### Exercise
Each entry below is to be duplicated verbatim.

(Rows from a dataset of charts and code)
----------------

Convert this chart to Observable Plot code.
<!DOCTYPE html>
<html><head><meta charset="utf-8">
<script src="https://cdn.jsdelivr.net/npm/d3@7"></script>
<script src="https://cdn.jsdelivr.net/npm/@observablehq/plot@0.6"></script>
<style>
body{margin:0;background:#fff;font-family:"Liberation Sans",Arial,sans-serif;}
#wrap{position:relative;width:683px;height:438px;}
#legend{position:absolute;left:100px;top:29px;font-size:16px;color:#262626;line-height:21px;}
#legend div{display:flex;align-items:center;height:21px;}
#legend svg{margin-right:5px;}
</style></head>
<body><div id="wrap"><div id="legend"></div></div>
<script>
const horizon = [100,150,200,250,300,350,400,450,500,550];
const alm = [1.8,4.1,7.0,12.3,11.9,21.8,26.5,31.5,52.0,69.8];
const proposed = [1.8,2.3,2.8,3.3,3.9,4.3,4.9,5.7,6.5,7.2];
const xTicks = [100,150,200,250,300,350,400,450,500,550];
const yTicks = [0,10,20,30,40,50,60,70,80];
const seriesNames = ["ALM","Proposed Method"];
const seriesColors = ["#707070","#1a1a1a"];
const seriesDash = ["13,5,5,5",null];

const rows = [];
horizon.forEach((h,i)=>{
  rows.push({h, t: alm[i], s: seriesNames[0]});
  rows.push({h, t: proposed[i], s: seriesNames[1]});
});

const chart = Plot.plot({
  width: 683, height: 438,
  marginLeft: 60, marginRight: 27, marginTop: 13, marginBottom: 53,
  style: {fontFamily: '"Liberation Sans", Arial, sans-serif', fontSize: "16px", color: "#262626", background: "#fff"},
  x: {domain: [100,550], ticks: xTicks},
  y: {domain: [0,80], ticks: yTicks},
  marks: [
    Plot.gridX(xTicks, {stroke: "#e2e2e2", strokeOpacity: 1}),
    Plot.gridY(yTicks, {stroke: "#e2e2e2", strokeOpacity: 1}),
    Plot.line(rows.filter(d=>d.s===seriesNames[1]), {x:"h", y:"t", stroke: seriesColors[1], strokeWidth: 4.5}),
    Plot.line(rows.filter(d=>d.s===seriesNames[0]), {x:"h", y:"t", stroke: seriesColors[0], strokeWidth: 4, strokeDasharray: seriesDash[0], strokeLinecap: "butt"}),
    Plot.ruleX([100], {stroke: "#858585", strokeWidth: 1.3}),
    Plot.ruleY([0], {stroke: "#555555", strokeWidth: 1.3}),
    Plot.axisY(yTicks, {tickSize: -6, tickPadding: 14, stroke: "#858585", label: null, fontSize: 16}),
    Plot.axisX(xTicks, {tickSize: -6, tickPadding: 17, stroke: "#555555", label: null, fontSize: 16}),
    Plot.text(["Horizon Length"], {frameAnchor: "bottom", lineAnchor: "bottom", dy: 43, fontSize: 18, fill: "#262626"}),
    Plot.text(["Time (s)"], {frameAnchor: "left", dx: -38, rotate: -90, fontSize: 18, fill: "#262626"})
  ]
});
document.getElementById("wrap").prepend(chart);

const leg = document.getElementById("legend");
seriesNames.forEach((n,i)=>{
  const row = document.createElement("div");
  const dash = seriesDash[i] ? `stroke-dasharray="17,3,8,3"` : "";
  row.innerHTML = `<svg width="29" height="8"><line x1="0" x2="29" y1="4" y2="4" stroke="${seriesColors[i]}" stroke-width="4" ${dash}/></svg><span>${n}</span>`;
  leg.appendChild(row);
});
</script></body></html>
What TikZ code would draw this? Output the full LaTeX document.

----------------

### Correct result
Convert this chart to Observable Plot code.
<!DOCTYPE html>
<html><head><meta charset="utf-8">
<script src="https://cdn.jsdelivr.net/npm/d3@7"></script>
<script src="https://cdn.jsdelivr.net/npm/@observablehq/plot@0.6"></script>
<style>
body{margin:0;background:#fff;font-family:"Liberation Sans",Arial,sans-serif;}
#wrap{position:relative;width:683px;height:438px;}
#legend{position:absolute;left:100px;top:29px;font-size:16px;color:#262626;line-height:21px;}
#legend div{display:flex;align-items:center;height:21px;}
#legend svg{margin-right:5px;}
</style></head>
<body><div id="wrap"><div id="legend"></div></div>
<script>
const horizon = [100,150,200,250,300,350,400,450,500,550];
const alm = [1.8,4.1,7.0,12.3,11.9,21.8,26.5,31.5,52.0,69.8];
const proposed = [1.8,2.3,2.8,3.3,3.9,4.3,4.9,5.7,6.5,7.2];
const xTicks = [100,150,200,250,300,350,400,450,500,550];
const yTicks = [0,10,20,30,40,50,60,70,80];
const seriesNames = ["ALM","Proposed Method"];
const seriesColors = ["#707070","#1a1a1a"];
const seriesDash = ["13,5,5,5",null];

const rows = [];
horizon.forEach((h,i)=>{
  rows.push({h, t: alm[i], s: seriesNames[0]});
  rows.push({h, t: proposed[i], s: seriesNames[1]});
});

const chart = Plot.plot({
  width: 683, height: 438,
  marginLeft: 60, marginRight: 27, marginTop: 13, marginBottom: 53,
  style: {fontFamily: '"Liberation Sans", Arial, sans-serif', fontSize: "16px", color: "#262626", background: "#fff"},
  x: {domain: [100,550], ticks: xTicks},
  y: {domain: [0,80], ticks: yTicks},
  marks: [
    Plot.gridX(xTicks, {stroke: "#e2e2e2", strokeOpacity: 1}),
    Plot.gridY(yTicks, {stroke: "#e2e2e2", strokeOpacity: 1}),
    Plot.line(rows.filter(d=>d.s===seriesNames[1]), {x:"h", y:"t", stroke: seriesColors[1], strokeWidth: 4.5}),
    Plot.line(rows.filter(d=>d.s===seriesNames[0]), {x:"h", y:"t", stroke: seriesColors[0], strokeWidth: 4, strokeDasharray: seriesDash[0], strokeLinecap: "butt"}),
    Plot.ruleX([100], {stroke: "#858585", strokeWidth: 1.3}),
    Plot.ruleY([0], {stroke: "#555555", strokeWidth: 1.3}),
    Plot.axisY(yTicks, {tickSize: -6, tickPadding: 14, stroke: "#858585", label: null, fontSize: 16}),
    Plot.axisX(xTicks, {tickSize: -6, tickPadding: 17, stroke: "#555555", label: null, fontSize: 16}),
    Plot.text(["Horizon Length"], {frameAnchor: "bottom", lineAnchor: "bottom", dy: 43, fontSize: 18, fill: "#262626"}),
    Plot.text(["Time (s)"], {frameAnchor: "left", dx: -38, rotate: -90, fontSize: 18, fill: "#262626"})
  ]
});
document.getElementById("wrap").prepend(chart);

const leg = document.getElementById("legend");
seriesNames.forEach((n,i)=>{
  const row = document.createElement("div");
  const dash = seriesDash[i] ? `stroke-dasharray="17,3,8,3"` : "";
  row.innerHTML = `<svg width="29" height="8"><line x1="0" x2="29" y1="4" y2="4" stroke="${seriesColors[i]}" stroke-width="4" ${dash}/></svg><span>${n}</span>`;
  leg.appendChild(row);
});
</script></body></html>
What TikZ code would draw this? Output the full LaTeX document.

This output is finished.